(STATED GOAL):
Copy out the data below from the line containing "Write a web" to the line containing "0.6, 0.8, 1.0];", both lines included, with all images left out.

[start MATERIAL PROVIDED]

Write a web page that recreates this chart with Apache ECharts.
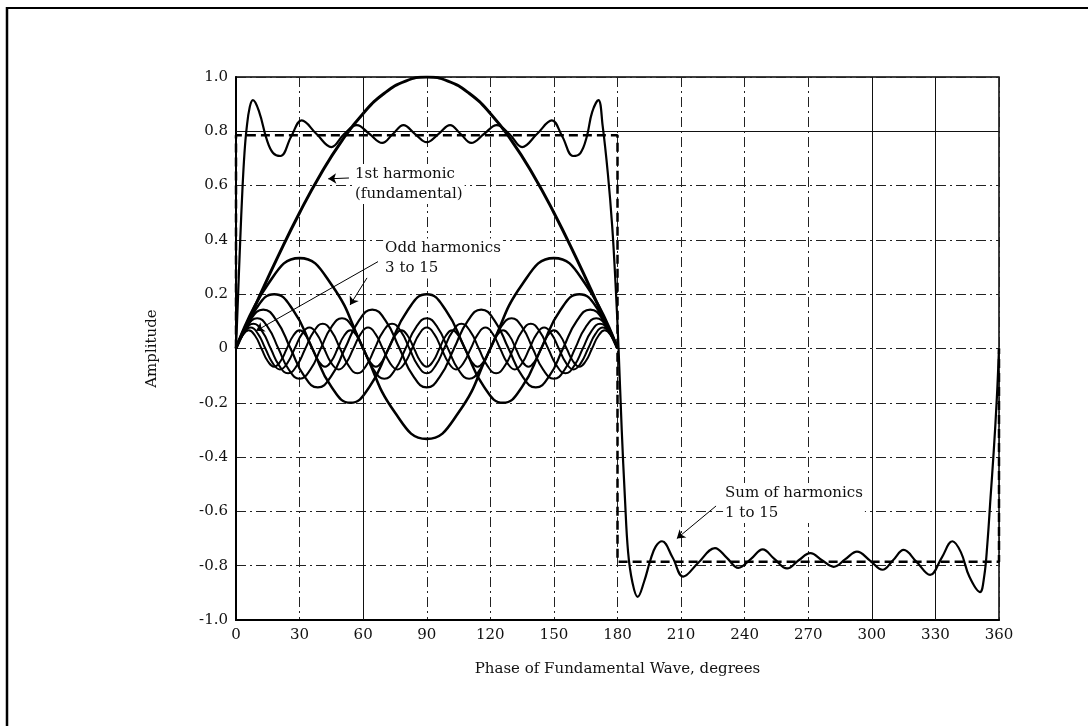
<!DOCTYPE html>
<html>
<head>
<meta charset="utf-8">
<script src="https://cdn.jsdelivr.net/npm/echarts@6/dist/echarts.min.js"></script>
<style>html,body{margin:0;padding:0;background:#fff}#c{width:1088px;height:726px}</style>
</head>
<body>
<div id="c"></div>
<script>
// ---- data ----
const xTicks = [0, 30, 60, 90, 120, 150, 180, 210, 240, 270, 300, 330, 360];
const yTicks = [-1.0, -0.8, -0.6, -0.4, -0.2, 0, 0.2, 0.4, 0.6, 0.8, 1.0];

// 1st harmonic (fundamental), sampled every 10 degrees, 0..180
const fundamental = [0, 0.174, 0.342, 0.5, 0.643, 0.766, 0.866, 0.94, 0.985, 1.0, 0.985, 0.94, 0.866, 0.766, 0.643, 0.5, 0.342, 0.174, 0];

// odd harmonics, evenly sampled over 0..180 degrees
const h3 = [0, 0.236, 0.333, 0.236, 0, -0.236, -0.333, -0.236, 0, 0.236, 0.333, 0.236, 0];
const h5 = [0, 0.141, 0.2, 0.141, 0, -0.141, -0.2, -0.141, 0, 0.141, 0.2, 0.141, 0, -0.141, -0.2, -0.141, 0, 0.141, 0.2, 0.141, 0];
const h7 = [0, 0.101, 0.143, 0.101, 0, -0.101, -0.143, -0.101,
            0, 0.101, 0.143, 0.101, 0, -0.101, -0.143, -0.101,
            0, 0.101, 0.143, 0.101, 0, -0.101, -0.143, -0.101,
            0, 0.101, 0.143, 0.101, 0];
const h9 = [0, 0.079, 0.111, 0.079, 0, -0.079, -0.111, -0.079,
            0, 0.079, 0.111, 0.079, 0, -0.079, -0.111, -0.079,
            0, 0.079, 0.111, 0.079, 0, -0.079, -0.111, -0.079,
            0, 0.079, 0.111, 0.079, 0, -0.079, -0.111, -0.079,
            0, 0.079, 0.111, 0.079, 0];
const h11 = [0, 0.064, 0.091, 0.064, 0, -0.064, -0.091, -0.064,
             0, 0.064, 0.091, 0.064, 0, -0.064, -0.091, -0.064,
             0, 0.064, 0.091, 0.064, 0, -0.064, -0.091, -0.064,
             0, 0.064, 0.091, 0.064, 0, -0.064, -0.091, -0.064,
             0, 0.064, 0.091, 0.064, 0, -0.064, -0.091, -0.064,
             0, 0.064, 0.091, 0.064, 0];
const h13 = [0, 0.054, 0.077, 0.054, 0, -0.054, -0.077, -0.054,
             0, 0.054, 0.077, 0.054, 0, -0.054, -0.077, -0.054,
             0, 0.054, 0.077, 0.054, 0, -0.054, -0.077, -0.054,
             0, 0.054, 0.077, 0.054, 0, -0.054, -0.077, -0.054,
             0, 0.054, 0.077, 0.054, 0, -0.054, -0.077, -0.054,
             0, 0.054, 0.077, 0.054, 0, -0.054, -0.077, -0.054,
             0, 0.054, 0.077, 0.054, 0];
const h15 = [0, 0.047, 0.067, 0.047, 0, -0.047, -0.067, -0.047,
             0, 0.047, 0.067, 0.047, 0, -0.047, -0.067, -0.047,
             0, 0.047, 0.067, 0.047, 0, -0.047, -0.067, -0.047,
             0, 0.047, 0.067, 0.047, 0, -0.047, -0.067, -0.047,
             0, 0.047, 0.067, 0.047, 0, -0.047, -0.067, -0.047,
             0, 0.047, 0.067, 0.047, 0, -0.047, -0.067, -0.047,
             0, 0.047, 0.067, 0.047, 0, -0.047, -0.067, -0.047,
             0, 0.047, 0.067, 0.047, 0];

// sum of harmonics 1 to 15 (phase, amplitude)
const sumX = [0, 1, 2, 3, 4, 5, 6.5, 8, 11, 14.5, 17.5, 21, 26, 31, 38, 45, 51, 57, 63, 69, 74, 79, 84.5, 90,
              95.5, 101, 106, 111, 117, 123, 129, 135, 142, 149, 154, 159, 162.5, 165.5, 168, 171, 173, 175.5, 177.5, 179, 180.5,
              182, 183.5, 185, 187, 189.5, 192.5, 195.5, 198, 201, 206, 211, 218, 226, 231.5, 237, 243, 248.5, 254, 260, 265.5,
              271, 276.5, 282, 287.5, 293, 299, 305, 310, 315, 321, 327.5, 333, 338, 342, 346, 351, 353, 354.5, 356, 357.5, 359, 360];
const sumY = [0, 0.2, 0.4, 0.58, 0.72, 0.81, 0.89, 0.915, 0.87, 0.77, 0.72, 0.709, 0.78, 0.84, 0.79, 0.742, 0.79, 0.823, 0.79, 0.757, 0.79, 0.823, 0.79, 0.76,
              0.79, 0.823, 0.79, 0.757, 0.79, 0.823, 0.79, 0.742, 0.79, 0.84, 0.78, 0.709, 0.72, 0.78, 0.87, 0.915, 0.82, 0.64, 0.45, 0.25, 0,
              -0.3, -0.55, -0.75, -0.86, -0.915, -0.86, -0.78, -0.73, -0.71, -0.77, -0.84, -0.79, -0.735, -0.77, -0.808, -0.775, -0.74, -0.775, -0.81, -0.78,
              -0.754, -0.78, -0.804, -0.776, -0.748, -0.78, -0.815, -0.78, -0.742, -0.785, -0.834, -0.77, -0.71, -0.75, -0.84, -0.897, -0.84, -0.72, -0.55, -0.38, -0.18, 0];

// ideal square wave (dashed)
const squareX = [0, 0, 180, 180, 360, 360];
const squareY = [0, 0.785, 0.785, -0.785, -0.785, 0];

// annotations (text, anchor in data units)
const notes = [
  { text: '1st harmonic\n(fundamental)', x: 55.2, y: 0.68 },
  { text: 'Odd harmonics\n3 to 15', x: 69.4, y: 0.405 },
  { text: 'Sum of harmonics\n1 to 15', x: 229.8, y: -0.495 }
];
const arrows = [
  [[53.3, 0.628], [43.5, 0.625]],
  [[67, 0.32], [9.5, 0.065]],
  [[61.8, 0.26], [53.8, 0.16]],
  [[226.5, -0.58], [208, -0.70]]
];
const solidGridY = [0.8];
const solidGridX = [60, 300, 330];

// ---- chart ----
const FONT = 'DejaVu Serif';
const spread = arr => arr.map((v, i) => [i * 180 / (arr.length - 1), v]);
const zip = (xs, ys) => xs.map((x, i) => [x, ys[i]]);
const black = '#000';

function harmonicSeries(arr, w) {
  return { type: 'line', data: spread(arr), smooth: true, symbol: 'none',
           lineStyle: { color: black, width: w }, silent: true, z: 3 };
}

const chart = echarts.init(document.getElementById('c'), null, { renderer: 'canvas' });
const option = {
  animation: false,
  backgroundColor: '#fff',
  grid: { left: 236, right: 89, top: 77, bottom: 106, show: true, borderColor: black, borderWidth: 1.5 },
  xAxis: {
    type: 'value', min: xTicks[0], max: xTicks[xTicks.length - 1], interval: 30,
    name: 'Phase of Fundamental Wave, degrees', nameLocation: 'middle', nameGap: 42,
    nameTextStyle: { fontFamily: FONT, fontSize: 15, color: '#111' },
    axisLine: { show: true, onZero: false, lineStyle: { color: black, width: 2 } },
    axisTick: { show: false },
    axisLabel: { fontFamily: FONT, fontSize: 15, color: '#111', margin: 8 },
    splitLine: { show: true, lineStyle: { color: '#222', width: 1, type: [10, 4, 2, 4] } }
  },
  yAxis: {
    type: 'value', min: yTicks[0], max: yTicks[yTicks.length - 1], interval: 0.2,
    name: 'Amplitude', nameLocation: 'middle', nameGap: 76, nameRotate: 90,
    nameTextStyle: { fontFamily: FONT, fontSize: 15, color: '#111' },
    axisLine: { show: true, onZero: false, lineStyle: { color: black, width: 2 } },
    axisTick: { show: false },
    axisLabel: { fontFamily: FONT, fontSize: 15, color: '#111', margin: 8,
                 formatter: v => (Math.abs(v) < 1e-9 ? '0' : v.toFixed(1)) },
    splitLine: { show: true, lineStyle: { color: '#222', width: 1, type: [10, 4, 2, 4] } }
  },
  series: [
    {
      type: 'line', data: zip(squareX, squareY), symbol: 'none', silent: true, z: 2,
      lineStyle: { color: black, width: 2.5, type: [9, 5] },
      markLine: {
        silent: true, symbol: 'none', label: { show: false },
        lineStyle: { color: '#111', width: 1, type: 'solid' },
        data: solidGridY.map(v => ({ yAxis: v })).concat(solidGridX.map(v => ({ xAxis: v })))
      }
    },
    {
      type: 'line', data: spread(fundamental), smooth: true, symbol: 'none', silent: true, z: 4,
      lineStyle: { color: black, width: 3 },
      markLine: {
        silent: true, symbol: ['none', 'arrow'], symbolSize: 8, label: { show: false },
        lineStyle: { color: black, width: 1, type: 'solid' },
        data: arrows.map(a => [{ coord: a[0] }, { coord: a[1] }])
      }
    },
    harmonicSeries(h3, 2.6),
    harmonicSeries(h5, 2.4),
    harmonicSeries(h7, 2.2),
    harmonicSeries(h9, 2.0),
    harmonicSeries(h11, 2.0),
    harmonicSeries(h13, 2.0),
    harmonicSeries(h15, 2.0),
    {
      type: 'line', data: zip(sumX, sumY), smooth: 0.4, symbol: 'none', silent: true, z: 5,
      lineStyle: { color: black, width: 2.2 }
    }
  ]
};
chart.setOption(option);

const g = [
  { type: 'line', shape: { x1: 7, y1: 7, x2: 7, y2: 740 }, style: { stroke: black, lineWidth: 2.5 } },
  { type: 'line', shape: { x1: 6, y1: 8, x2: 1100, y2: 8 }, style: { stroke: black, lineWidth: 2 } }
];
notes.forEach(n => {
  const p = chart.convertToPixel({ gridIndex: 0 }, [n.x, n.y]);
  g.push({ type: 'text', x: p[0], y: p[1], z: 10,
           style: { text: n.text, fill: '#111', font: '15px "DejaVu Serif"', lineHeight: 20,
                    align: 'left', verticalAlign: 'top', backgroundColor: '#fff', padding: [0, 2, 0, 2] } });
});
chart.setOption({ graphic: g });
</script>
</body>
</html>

[end MATERIAL PROVIDED]
[start MATERIAL PROVIDED]

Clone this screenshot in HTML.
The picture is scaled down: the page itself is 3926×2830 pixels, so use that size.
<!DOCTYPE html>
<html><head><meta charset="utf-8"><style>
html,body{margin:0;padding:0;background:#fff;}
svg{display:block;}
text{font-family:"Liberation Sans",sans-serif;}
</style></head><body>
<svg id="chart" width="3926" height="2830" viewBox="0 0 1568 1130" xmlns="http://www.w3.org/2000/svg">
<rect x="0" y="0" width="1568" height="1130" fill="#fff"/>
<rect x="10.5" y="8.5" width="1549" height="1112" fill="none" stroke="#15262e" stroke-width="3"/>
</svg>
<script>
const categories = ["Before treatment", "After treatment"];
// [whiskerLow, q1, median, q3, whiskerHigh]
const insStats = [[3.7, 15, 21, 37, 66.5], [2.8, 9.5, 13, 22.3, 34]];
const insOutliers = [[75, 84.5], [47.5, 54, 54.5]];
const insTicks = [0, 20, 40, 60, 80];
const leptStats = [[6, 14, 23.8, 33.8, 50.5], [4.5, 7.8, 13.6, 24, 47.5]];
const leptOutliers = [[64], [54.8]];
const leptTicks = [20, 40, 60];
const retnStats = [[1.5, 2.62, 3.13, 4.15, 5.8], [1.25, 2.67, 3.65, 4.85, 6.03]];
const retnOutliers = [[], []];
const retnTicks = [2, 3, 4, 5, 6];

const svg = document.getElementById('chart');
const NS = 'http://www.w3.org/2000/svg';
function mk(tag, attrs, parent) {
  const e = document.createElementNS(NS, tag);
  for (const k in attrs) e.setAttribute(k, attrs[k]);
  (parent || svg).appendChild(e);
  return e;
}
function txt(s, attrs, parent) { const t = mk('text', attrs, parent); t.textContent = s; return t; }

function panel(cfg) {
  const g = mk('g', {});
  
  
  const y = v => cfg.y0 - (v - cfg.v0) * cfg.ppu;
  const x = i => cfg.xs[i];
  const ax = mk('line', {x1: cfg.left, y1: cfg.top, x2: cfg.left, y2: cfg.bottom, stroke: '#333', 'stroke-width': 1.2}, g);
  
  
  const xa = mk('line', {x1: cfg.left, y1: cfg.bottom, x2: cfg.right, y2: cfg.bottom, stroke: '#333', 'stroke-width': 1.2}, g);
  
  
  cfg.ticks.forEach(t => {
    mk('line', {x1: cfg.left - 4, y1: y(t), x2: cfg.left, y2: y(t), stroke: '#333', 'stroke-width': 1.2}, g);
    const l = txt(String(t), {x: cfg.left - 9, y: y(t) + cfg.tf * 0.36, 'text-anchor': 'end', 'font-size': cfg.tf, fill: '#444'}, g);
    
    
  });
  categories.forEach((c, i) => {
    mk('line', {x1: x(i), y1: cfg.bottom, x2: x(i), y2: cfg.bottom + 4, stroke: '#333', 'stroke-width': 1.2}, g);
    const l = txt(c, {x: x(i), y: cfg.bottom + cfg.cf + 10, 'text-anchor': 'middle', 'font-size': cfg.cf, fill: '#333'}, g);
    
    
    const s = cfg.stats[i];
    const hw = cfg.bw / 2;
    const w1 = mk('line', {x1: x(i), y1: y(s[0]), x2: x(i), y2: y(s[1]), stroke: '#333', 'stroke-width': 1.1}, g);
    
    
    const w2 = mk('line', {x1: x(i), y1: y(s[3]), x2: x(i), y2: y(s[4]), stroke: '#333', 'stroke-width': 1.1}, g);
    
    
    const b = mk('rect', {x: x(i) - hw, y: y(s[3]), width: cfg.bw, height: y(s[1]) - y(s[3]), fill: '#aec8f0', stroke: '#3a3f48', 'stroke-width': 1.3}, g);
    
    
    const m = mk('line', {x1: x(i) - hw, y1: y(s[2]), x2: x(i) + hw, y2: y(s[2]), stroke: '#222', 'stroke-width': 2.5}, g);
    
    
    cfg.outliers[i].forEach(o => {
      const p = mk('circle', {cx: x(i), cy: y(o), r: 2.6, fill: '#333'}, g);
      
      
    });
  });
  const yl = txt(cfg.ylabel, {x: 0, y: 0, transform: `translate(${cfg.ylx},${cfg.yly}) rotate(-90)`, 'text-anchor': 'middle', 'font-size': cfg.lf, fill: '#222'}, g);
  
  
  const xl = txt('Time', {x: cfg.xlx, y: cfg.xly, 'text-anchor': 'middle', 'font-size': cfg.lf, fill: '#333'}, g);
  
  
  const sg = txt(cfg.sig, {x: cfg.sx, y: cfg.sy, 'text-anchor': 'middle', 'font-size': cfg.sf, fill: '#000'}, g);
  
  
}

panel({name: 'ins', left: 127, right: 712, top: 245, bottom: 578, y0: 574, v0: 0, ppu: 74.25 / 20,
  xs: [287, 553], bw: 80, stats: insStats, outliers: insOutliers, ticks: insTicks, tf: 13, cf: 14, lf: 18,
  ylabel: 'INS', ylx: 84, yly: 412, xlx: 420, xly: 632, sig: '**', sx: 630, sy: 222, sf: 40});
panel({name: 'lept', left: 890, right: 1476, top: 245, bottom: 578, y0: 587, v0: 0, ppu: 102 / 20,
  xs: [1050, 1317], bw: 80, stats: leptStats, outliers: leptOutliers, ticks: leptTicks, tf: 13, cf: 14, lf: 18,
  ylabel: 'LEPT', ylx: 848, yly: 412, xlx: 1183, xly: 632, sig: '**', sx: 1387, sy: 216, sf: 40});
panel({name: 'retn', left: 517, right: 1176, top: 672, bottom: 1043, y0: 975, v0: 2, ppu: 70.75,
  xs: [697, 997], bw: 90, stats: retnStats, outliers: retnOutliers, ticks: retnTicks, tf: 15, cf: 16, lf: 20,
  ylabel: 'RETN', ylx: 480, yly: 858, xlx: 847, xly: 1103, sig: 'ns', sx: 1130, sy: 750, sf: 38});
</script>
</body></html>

[end MATERIAL PROVIDED]

(TASK ANSWER):
Write a web page that recreates this chart with Apache ECharts.
<!DOCTYPE html>
<html>
<head>
<meta charset="utf-8">
<script src="https://cdn.jsdelivr.net/npm/echarts@6/dist/echarts.min.js"></script>
<style>html,body{margin:0;padding:0;background:#fff}#c{width:1088px;height:726px}</style>
</head>
<body>
<div id="c"></div>
<script>
// ---- data ----
const xTicks = [0, 30, 60, 90, 120, 150, 180, 210, 240, 270, 300, 330, 360];
const yTicks = [-1.0, -0.8, -0.6, -0.4, -0.2, 0, 0.2, 0.4, 0.6, 0.8, 1.0];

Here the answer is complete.